As the day went on, several more trucks came in full of white Markon First Crop boxes. Green leaf, iceberg, oranges, potatoes, onions, and the nicest boxes of celery I had ever seen. This was cool, but why hadn’t I ever heard of Markon, when I was familiar with Dole, Church, Sunkist, and the other top growers?
As the new Produce Specialist at Maines, I was about to learn all about Markon, including their strict specifications for quality, yield, consistency, and food safety, and what it took to be an approved grower-shipper of the Markon brand. I won cutting after cutting against competitors with the weight of my lettuce, consistency of potatoes, and shelf-life of spring mix.
I had become a believer, but not fully.
Then I visited Markon for the first time.
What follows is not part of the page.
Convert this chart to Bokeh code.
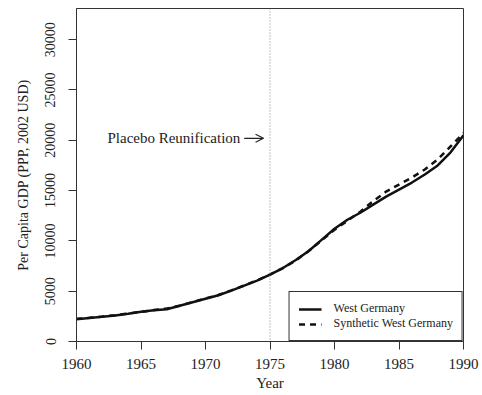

Riding around in Markon’s Lead Inspector John Galvez’s white Toyota truck, I saw firsthand what went into selecting growers, fields, and even rows inside the fields for Markon brand. I was impressed by the mutual respect between Markon inspectors and harvesting crews. And spending some time in the Markon office, I felt their passion for delivering the highest quality produce to us, their members.
That week in the Salinas Valley broadened my perspective of the produce industry. I had spent many years in fields, coolers, and warehouses, but I hadn’t seen anything like America’s Salad Bowl—and nobody understood it and managed it better than Markon. Indeed, seeing was believing.